Huawei has dropped U.S. deals before because of political opposition. Chen, whose firm represented one of the companies Huawei tried to buy, says the telecom sector has always been deemed particularly sensitive from a national security viewpoint. Moreover, the industry is under pressure economically at the moment, and U.S. companies like Qualcomm Inc. and Cisco Systems Inc. don’t want new Chinese competitors right now.
“I foresee some formidable obstacles in that sector,” says Chen. “But in sectors that are less sensitive we continue to see deals all the time, and I don’t think that deal flow will stop.”
He is watching China National Offshore Oil Corp.’s $15 billion bid to acquire Calgary-based oil exploration company Nexen Inc., which will be the largest overseas deal ever by a Chinese company if it can get past national security reviews in Canada and the U.S.
“With what is happening with Huawei, and if the CNOOC–Nexen deal also fails, I expect a certain pause, and Chinese companies will be more cautious and prudent about their major acquisitions in the future,” says Chen.
Preston says some Chinese companies have put deals on hold until after the U.S. elections, but he’s not foreseeing a long pause. He attributes a lot of the amped-up China rhetoric to the campaigning and expects that things will return to normal after the elections. “It’s a result of the political football,” he says. “Both candidates are trying to score points.”

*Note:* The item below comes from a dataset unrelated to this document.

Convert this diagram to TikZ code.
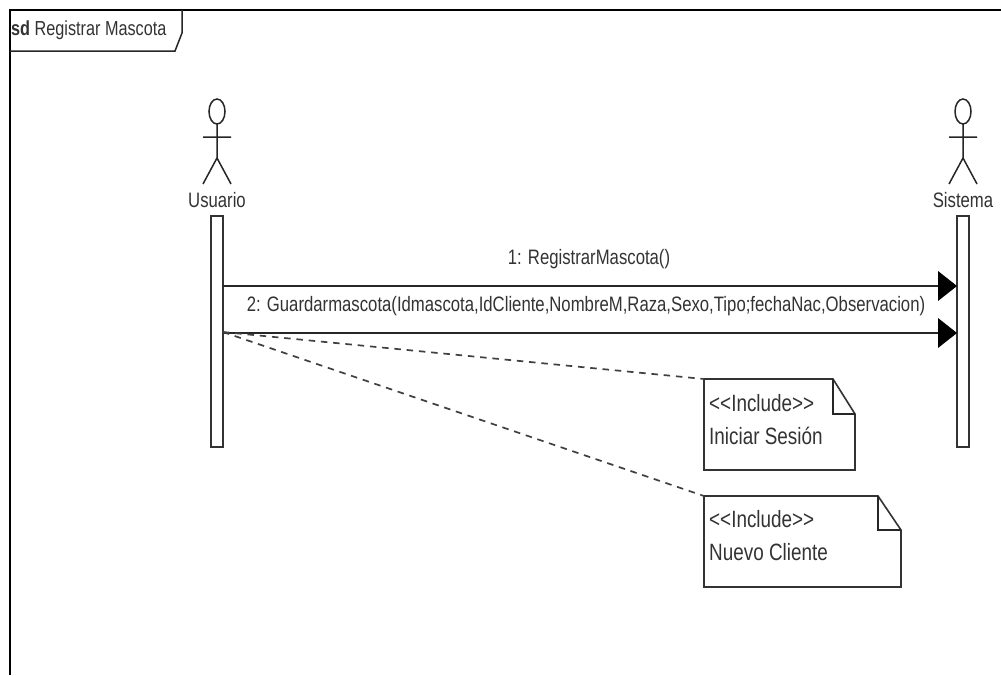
\documentclass[tikz,border=0pt]{standalone}
\usepackage{fontspec}
\setmainfont[FakeStretch=0.8]{Liberation Sans}
\tikzset{
  x=1pt,y=-1pt,
  line/.style={draw=black!85,line width=1.5pt},
  bar/.style={draw=black!80,line width=1.6pt,fill=white},
  lbl/.style={inner sep=0pt,font=\fontsize{20.9}{24}\selectfont,text=black!80},
  ttl/.style={inner sep=0pt,font=\fontsize{20.3}{24}\selectfont,text=black!80},
  ntx/.style={inner sep=0pt,font=\fontsize{23.6}{26}\selectfont,text=black!80},
  msg/.style={draw=black!85,line width=2pt},
  tip/.style={fill=black,draw=none},
  link/.style={draw=black!75,line width=1.7pt,dash pattern=on 6.5pt off 5.8pt},
}
\newcommand{\stickman}[1]{%
  \draw[line] (#1,111.5) ellipse [x radius=8,y radius=12.5];
  \draw[line] (#1,124) -- (#1,158) (#1-14,137) -- (#1+14,137) (#1-14,184) -- (#1,158) -- (#1+14,184);
}
\begin{document}
\begin{tikzpicture}
\useasboundingbox (0,0) rectangle (1001,675);
\fill[white] (0,0) rectangle (1001,675);
\draw[draw=black,line width=2pt] (9.5,675) -- (9.5,9.5) -- (1001,9.5);
\draw[line] (9.5,51) -- (175,51) -- (182,33) -- (182,9.5);
\node[ttl,anchor=west] (title) at (11,30) {\textbf{sd} Registrar Mascota};
\stickman{217}
\stickman{963}
\node[lbl] (usuario) at (217,200) {Usuario};
\node[lbl] (sistema) at (963,200) {Sistema};
\path[bar] (211,216) rectangle (223,447);
\path[bar] (957,216) rectangle (969,447);
\coordinate (a1) at (223,286);
\coordinate (b1) at (957,286);
\coordinate (a2) at (223,333);
\coordinate (b2) at (957,333);
\draw[msg] (a1) -- (940,286);
\draw[msg] (a2) -- (940,333);
\fill[tip] (b1) -- (938,271) -- (938,301) -- cycle;
\fill[tip] (b2) -- (938,318) -- (938,348) -- cycle;
\node[lbl] (m1) at (589,259) {1: RegistrarMascota()};
\node[lbl] (m2) at (586,306) {2: Guardarmascota(Idmascota,IdCliente,NombreM,Raza,Sexo,Tipo;fechaNac,Observacion)};
\coordinate (o) at (223,332);
\path[bar] (704,379) -- (833,379) -- (855,414) -- (855,470) -- (704,470) -- cycle;
\draw[line] (833,379) -- (833,414) -- (855,414);
\path[bar] (704,496) -- (878,496) -- (901,530) -- (901,587) -- (704,587) -- cycle;
\draw[line] (878,496) -- (878,530) -- (901,530);
\coordinate (n1) at (704,379);
\coordinate (n2) at (704,496);
\draw[link] (o) -- (n1);
\draw[link] (o) -- (n2);
\node[ntx,anchor=west] (t1a) at (709,403) {<{}<Include>{}>};
\node[ntx,anchor=west] (t1b) at (709,436) {Iniciar Sesión};
\node[ntx,anchor=west] (t2a) at (709,519) {<{}<Include>{}>};
\node[ntx,anchor=west] (t2b) at (709,552) {Nuevo Cliente};
\end{tikzpicture}
\end{document}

But Shoesmith strongly disagrees. “What is happening has nothing to do with the elections, not in the slightest,” he says, “and I absolutely don’t think it will die down after the elections.”
Shoesmith says China’s rising status in the world puts its fundamentally different economy and political system into more direct conflict with those of the United States. He doesn’t see that trajectory changing. “China has not just stood up over the past few years,” he says. “It has been striding around the world, and issues are bound to come up when you deal with an entrenched and established economy like the U.S.”